• **TASK DIRECTIONS**: Reproduce all of the data exactly.

• **COLLECTED DATA**:
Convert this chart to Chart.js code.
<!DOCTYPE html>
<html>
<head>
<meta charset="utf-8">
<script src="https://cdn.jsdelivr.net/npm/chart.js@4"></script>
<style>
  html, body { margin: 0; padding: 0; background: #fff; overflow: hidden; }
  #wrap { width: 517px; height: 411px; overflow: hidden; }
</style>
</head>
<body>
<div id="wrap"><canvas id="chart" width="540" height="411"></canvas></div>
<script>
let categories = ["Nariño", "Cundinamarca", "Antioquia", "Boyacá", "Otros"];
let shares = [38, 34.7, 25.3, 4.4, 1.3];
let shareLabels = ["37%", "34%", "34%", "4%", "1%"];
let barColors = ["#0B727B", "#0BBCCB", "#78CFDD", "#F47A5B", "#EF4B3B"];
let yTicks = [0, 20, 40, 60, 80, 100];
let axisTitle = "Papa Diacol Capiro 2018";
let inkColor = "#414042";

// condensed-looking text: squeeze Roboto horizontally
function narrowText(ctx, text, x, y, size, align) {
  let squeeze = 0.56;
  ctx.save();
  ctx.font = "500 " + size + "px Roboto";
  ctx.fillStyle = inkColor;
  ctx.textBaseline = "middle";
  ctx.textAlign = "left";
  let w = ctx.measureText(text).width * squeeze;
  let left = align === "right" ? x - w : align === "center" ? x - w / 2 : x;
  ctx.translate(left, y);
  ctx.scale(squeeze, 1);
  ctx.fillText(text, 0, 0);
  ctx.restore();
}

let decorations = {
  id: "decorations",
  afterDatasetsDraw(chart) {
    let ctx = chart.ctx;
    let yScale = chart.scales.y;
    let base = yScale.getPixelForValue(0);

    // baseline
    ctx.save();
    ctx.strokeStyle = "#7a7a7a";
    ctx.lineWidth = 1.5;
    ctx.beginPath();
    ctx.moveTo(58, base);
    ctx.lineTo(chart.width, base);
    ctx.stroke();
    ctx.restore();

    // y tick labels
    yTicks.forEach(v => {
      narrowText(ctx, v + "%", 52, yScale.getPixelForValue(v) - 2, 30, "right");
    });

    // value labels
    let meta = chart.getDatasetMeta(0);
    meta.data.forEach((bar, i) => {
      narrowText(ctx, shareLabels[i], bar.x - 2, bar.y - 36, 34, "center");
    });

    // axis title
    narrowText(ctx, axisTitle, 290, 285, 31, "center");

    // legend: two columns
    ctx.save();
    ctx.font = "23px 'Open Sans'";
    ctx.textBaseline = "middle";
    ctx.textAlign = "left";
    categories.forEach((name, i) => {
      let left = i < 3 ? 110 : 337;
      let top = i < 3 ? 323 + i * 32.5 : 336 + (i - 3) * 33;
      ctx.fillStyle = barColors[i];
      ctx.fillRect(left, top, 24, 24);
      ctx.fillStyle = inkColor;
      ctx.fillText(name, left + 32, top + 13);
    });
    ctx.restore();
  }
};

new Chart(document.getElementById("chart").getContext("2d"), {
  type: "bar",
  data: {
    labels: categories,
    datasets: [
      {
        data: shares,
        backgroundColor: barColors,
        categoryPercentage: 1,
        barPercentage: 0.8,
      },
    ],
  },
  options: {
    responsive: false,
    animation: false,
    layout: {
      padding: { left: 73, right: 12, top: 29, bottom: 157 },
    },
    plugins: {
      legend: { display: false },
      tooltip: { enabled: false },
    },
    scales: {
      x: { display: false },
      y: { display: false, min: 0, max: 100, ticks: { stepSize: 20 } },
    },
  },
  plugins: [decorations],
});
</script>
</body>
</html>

• **EXERCISE SOLUTION**:
Convert this chart to Chart.js code.
<!DOCTYPE html>
<html>
<head>
<meta charset="utf-8">
<script src="https://cdn.jsdelivr.net/npm/chart.js@4"></script>
<style>
  html, body { margin: 0; padding: 0; background: #fff; overflow: hidden; }
  #wrap { width: 517px; height: 411px; overflow: hidden; }
</style>
</head>
<body>
<div id="wrap"><canvas id="chart" width="540" height="411"></canvas></div>
<script>
let categories = ["Nariño", "Cundinamarca", "Antioquia", "Boyacá", "Otros"];
let shares = [38, 34.7, 25.3, 4.4, 1.3];
let shareLabels = ["37%", "34%", "34%", "4%", "1%"];
let barColors = ["#0B727B", "#0BBCCB", "#78CFDD", "#F47A5B", "#EF4B3B"];
let yTicks = [0, 20, 40, 60, 80, 100];
let axisTitle = "Papa Diacol Capiro 2018";
let inkColor = "#414042";

// condensed-looking text: squeeze Roboto horizontally
function narrowText(ctx, text, x, y, size, align) {
  let squeeze = 0.56;
  ctx.save();
  ctx.font = "500 " + size + "px Roboto";
  ctx.fillStyle = inkColor;
  ctx.textBaseline = "middle";
  ctx.textAlign = "left";
  let w = ctx.measureText(text).width * squeeze;
  let left = align === "right" ? x - w : align === "center" ? x - w / 2 : x;
  ctx.translate(left, y);
  ctx.scale(squeeze, 1);
  ctx.fillText(text, 0, 0);
  ctx.restore();
}

let decorations = {
  id: "decorations",
  afterDatasetsDraw(chart) {
    let ctx = chart.ctx;
    let yScale = chart.scales.y;
    let base = yScale.getPixelForValue(0);

    // baseline
    ctx.save();
    ctx.strokeStyle = "#7a7a7a";
    ctx.lineWidth = 1.5;
    ctx.beginPath();
    ctx.moveTo(58, base);
    ctx.lineTo(chart.width, base);
    ctx.stroke();
    ctx.restore();

    // y tick labels
    yTicks.forEach(v => {
      narrowText(ctx, v + "%", 52, yScale.getPixelForValue(v) - 2, 30, "right");
    });

    // value labels
    let meta = chart.getDatasetMeta(0);
    meta.data.forEach((bar, i) => {
      narrowText(ctx, shareLabels[i], bar.x - 2, bar.y - 36, 34, "center");
    });

    // axis title
    narrowText(ctx, axisTitle, 290, 285, 31, "center");

    // legend: two columns
    ctx.save();
    ctx.font = "23px 'Open Sans'";
    ctx.textBaseline = "middle";
    ctx.textAlign = "left";
    categories.forEach((name, i) => {
      let left = i < 3 ? 110 : 337;
      let top = i < 3 ? 323 + i * 32.5 : 336 + (i - 3) * 33;
      ctx.fillStyle = barColors[i];
      ctx.fillRect(left, top, 24, 24);
      ctx.fillStyle = inkColor;
      ctx.fillText(name, left + 32, top + 13);
    });
    ctx.restore();
  }
};

new Chart(document.getElementById("chart").getContext("2d"), {
  type: "bar",
  data: {
    labels: categories,
    datasets: [
      {
        data: shares,
        backgroundColor: barColors,
        categoryPercentage: 1,
        barPercentage: 0.8,
      },
    ],
  },
  options: {
    responsive: false,
    animation: false,
    layout: {
      padding: { left: 73, right: 12, top: 29, bottom: 157 },
    },
    plugins: {
      legend: { display: false },
      tooltip: { enabled: false },
    },
    scales: {
      x: { display: false },
      y: { display: false, min: 0, max: 100, ticks: { stepSize: 20 } },
    },
  },
  plugins: [decorations],
});
</script>
</body>
</html>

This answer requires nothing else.